An Interview with Geoff Brown

Geoff Brown is the award-winning Australian writer and Australian Shadows Award finalist-editor owner of Cohesion Press.

Cohesion Press is best known for its flagship military horror anthology series SNAFU, stories from which recently made up a decent percentage of the fiction used to create the Netflix series Love, Death + Robots helmed by Deadpool’s Tim Miller.

[AC] The biggest news for Cohesion Press this year was the release of its stories in Love, Death + Robots. How does a small publisher from regional Victoria in Australia end up with their stories in a Netflix series?

[GB] Hard work combined with the best product possible. That is all. The Internet made it possible for us to reach anyone if we tried, so we tried, and we reached Hollywood.

I knew right from the get-go what I wanted in SNAFU, which is the book that caught Tim Miller’s eye in the first place.

Tim has since told me he read the first SNAFU when it came out in 2014, and he went ahead and read every anthology we released after that. Tim loves the short story format.

My advice to get the right attention? Just do a proper job. No cutting corners. No ‘near enough is good enough’. Just do it as it should be done.

So many publishers these days do a half-arsed job with every aspect of their output.

Crappy cover art and design, editing done by a friend who teaches high-school English (editing is a skill in itself, and being good at English and/or a heavy reader is NOT enough), layout done by Amazon when they upload a Word document.

That was never enough for me. If I couldn’t master a skill required, I would find an industry professional to do that aspect.

Hell, some of the presses these days are started by people who are barely authors themselves, let alone professionals, but suddenly (thanks to the ease of publication as a result of Kindle Direct and print-on-demand services) anyone can call themselves a publisher and release piles of crap on unsuspecting readers. No training, no industry awareness, and no care to gain any experience or knowledge.

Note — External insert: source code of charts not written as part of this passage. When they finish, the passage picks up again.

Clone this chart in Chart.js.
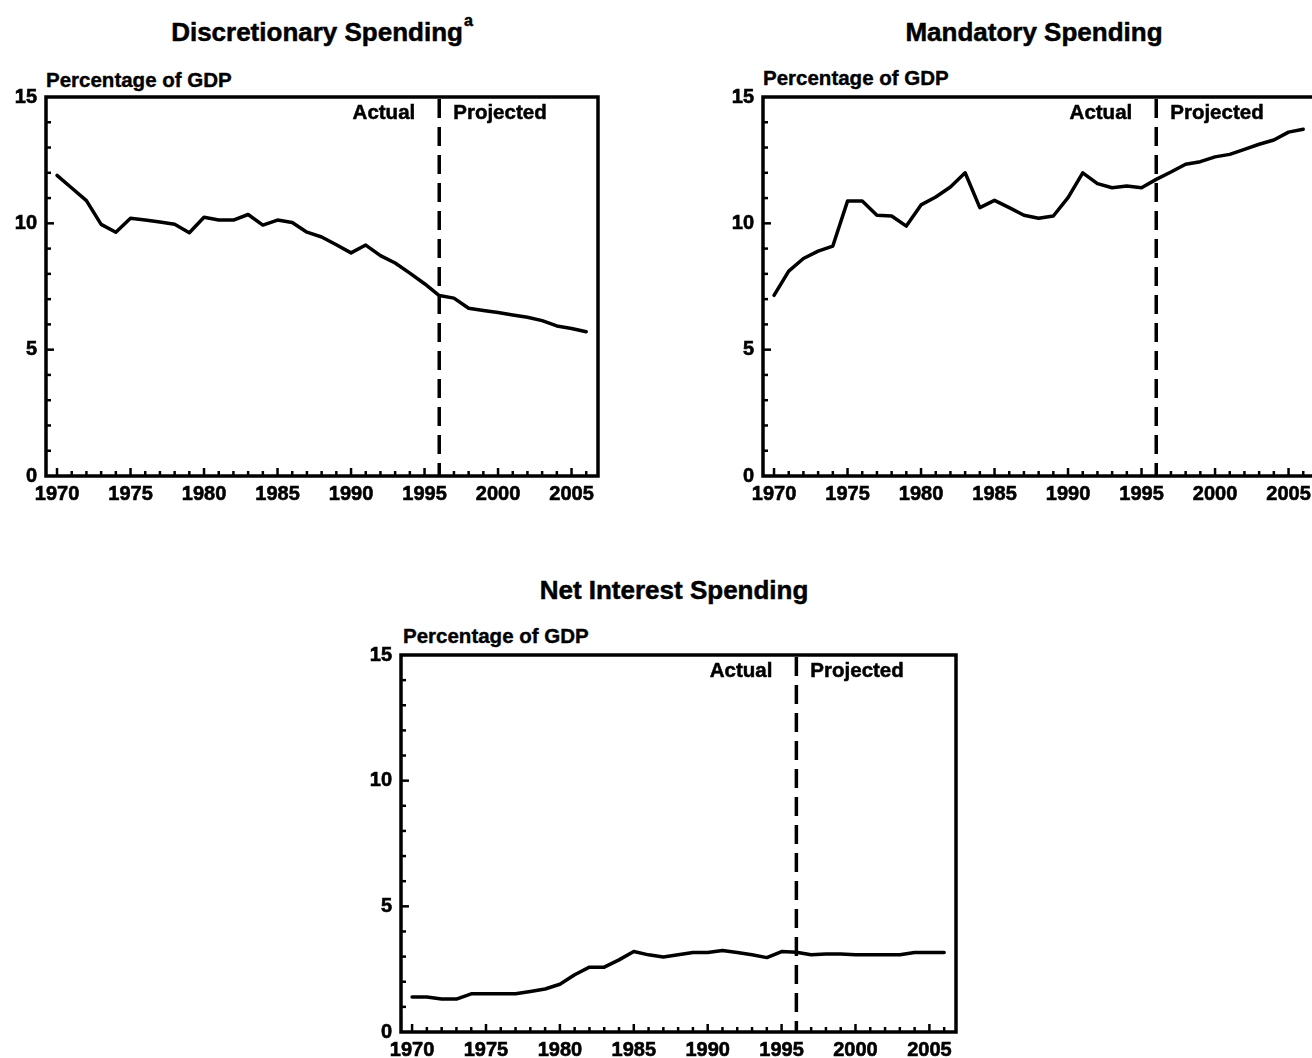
<!DOCTYPE html>
<html>
<head>
<meta charset="utf-8">
<script src="https://cdn.jsdelivr.net/npm/chart.js@4"></script>
<style>
  html, body { margin:0; padding:0; background:#fff; }
  #page { position:relative; width:1312px; height:1058px; overflow:hidden; background:#fff;
          font-family:"Liberation Sans", Arial, sans-serif; color:#000; }
  .title { position:absolute; font-weight:bold; font-size:26px; white-space:nowrap; transform:translate(-50%,-50%);
           -webkit-text-stroke:0.5px #000; }
  .title sup { font-size:16px; vertical-align:top; position:relative; top:-5px; margin-left:1px; }
  .ylab { position:absolute; font-weight:bold; font-size:20.5px; white-space:nowrap; transform:translateY(-50%);
          -webkit-text-stroke:0.4px #000; }
  .box { position:absolute; }
</style>
</head>
<body>
<div id="page">
  <div class="title" style="left:322px; top:32px;">Discretionary Spending<sup>a</sup></div>
  <div class="title" style="left:1034px; top:32px;">Mandatory Spending</div>
  <div class="title" style="left:674px; top:590px;">Net Interest Spending</div>
  <div class="ylab" style="left:46px; top:80px;">Percentage of GDP</div>
  <div class="ylab" style="left:763px; top:78px;">Percentage of GDP</div>
  <div class="ylab" style="left:403px; top:636px;">Percentage of GDP</div>
  <div class="box" style="left:0px; top:0px; width:620px; height:520px;"><canvas id="c1"></canvas></div>
  <div class="box" style="left:717px; top:0px; width:620px; height:520px;"><canvas id="c2"></canvas></div>
  <div class="box" style="left:355px; top:558px; width:620px; height:510px;"><canvas id="c3"></canvas></div>
</div>
<script>
// ---- data ----
const years = [1970,1971,1972,1973,1974,1975,1976,1977,1978,1979,1980,1981,1982,1983,1984,1985,1986,1987,1988,1989,1990,1991,1992,1993,1994,1995,1996,1997,1998,1999,2000,2001,2002,2003,2004,2005,2006];
const discretionary = [11.9,11.4,10.9,9.96,9.65,10.2,10.13,10.05,9.96,9.63,10.24,10.13,10.13,10.35,9.93,10.13,10.03,9.65,9.46,9.15,8.83,9.14,8.72,8.43,8.03,7.61,7.14,7.04,6.64,6.55,6.47,6.37,6.28,6.15,5.94,5.84,5.71];
const mandatory = [7.15,8.11,8.61,8.9,9.1,10.88,10.88,10.32,10.29,9.89,10.73,11.04,11.44,12.0,10.62,10.91,10.62,10.32,10.2,10.29,11.02,12.0,11.57,11.41,11.48,11.41,11.74,12.03,12.34,12.44,12.63,12.73,12.93,13.13,13.3,13.61,13.72];
const netInterest = [1.39,1.39,1.31,1.31,1.52,1.52,1.52,1.52,1.61,1.71,1.9,2.28,2.58,2.58,2.87,3.2,3.07,2.98,3.07,3.16,3.16,3.24,3.16,3.07,2.96,3.2,3.17,3.07,3.1,3.1,3.07,3.07,3.07,3.07,3.16,3.16,3.16];
const xTickLabels = [1970,1975,1980,1985,1990,1995,2000,2005];
const yTickLabels = [0,5,10,15];
const splitYear = 1996;
const leftText = "Actual";
const rightText = "Projected";

const FONT = '"Liberation Sans", Arial, sans-serif';

const framePlugin = {
  id: 'frame',
  afterDatasetsDraw(chart) {
    const ctx = chart.ctx, a = chart.chartArea, x = chart.scales.x, y = chart.scales.y;
    ctx.save();
    ctx.strokeStyle = '#000';
    ctx.lineWidth = 2.5;
    // minor x ticks (every year), inward
    for (const yr of years) {
      const px = x.getPixelForValue(yr);
      const len = xTickLabels.includes(yr) ? 8 : 5;
      ctx.beginPath(); ctx.moveTo(px, a.bottom); ctx.lineTo(px, a.bottom - len); ctx.stroke();
    }
    // minor y ticks (every unit), inward
    for (let v = 1; v < 15; v++) {
      const py = y.getPixelForValue(v);
      const len = yTickLabels.includes(v) ? 8 : 5;
      ctx.beginPath(); ctx.moveTo(a.left, py); ctx.lineTo(a.left + len, py); ctx.stroke();
    }
    // frame
    ctx.lineWidth = 3.5;
    ctx.strokeRect(a.left, a.top, a.right - a.left, a.bottom - a.top);
    // dashed divider
    const dx = x.getPixelForValue(splitYear);
    ctx.lineWidth = 3.5;
    ctx.setLineDash([19, 9]);
    ctx.beginPath(); ctx.moveTo(dx, a.top + 2); ctx.lineTo(dx, a.bottom); ctx.stroke();
    ctx.setLineDash([]);
    // labels
    ctx.fillStyle = '#000';
    ctx.font = 'bold 20.5px ' + FONT;
    ctx.textBaseline = 'middle';
    ctx.lineWidth = 0.5;
    ctx.textAlign = 'right'; ctx.fillText(leftText, dx - 24, a.top + 16); ctx.strokeText(leftText, dx - 24, a.top + 16);
    ctx.textAlign = 'left'; ctx.fillText(rightText, dx + 14, a.top + 16); ctx.strokeText(rightText, dx + 14, a.top + 16);
    ctx.restore();
  }
};

function makeChart(id, values, padRight, xAxisH) {
  return new Chart(document.getElementById(id), {
    type: 'line',
    data: {
      datasets: [{
        data: years.map((yr, i) => ({ x: yr, y: values[i] })),
        borderColor: '#000', borderWidth: 3.5, pointRadius: 0, tension: 0, fill: false,
        borderJoinStyle: 'round', borderCapStyle: 'round'
      }]
    },
    options: {
      responsive: true, maintainAspectRatio: false, animation: false,
      layout: { padding: { left: 0, right: padRight, top: 97, bottom: 0 } },
      plugins: { legend: { display: false }, tooltip: { enabled: false }, title: { display: false } },
      scales: {
        x: {
          type: 'linear', min: 1969.25, max: 2006.8,
          afterBuildTicks: s => { s.ticks = xTickLabels.map(v => ({ value: v })); },
          afterFit: s => { s.height = xAxisH; },
          grid: { display: false, drawTicks: false },
          border: { display: false },
          ticks: { color: '#000', font: { family: FONT, size: 20, weight: 'bold' }, padding: 6,
                   textStrokeColor: '#000', textStrokeWidth: 0.6,
                   maxRotation: 0, autoSkip: false, callback: v => String(v) }
        },
        y: {
          type: 'linear', min: 0, max: 15,
          afterBuildTicks: s => { s.ticks = yTickLabels.map(v => ({ value: v })); },
          afterFit: s => { s.width = 46; },
          grid: { display: false, drawTicks: false },
          border: { display: false },
          ticks: { color: '#000', font: { family: FONT, size: 20, weight: 'bold' }, padding: 9,
                   textStrokeColor: '#000', textStrokeWidth: 0.6,
                   callback: v => String(v) }
        }
      }
    },
    plugins: [framePlugin]
  });
}

makeChart('c1', discretionary, 22, 44);
makeChart('c2', mandatory, 22, 44);
makeChart('c3', netInterest, 19, 36);
</script>
</body>
</html>
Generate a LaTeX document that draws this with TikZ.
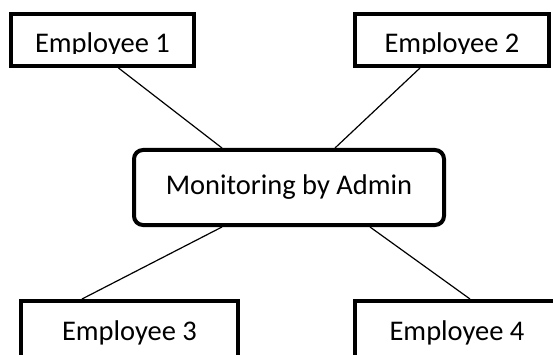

We worked hard to reach the audience we have with SNAFU.

I’ve read my whole life, and then I worked in the publishing industry first as a beta reader, and after that I went on to study full-time for two years to gain the skills necessary to edit and perform layout for our work. I then opened as a freelance editor with the skills from study, as well as studying for a Bachelor of Arts in Writing and Publishing, online through a university. You can’t just put half-assed crap out and then feel entitled to success.

[AC] Not to make you pick from your babies, but which was your favourite adaptation and why?

[GB] I loved them all, for different reasons.

I thought Kirsten Cross’ short, Sucker of Souls, was brilliant, both as a story and as adapted into the animation. The characters, the humour, the dialogue, all made it across the process and were adapted beautifully.

Steve Lewis’ short story Suits had a real poignant humanity about it, how family and friends will do anything for each other, no matter the cost, and that was also brought perfectly into the short film.

David Amendola’s short, The Secret War, was just brutal in nature, and again, the animation sourced by Tim (Miller) and David (Fincher) was just right to convey this brutality in all its glory. Digic Pictures managed to make the short with almost photo-realism, capturing every spray of blood and head ripped from shoulders. Loved it, but I loved them all.

[AC] SNAFU is Cohesion’s flagship series. What is it all about and what can grimdark fans find in there to like?

[GB] SNAFU is the dark horror of war, short and simple. So much horror is creeping, subtle and gothic… ours is violent, brutal, and desperate. We ask for action, violence, tension, and blood, all as a result of warriors pitting themselves against monsters. Think Aliens (the sequel with the Colonial Marines), Dog Soldiers, Predator, all that cool shit. Violence, betrayal, intestines… who could ask for more?

[AC] You’re also Tim Miller’s senior story consultant. What does that role include?

[GB] I’m one of the senior story consultants for Love, Death + Robots. There are a few of us. What we did, and still do, is read. A lot.

After contacting Cohesion and buying rights to some of our shorts, Blur (Tim’s studio) was still hunting for more stories for season one. Tim’s taste was decisive for many of the final choices, and because he believed I had a similar taste in action/horror as he did, he wanted me to read widely in my narrow area of the genre and let him know when I found a short that I would have included in a SNAFU if it had been sent in for consideration.

All the story consultants were basically sending in the best stories we found. There was a spreadsheet Blur Studios had put together on Google Docs, a list of anthologies (hundreds and hundreds of them) that potentially may have something that could be used, so we slowly read through that list, but the beauty of having so many different readers in so many different genres was that we would likely come across stuff that wouldn’t be on that list.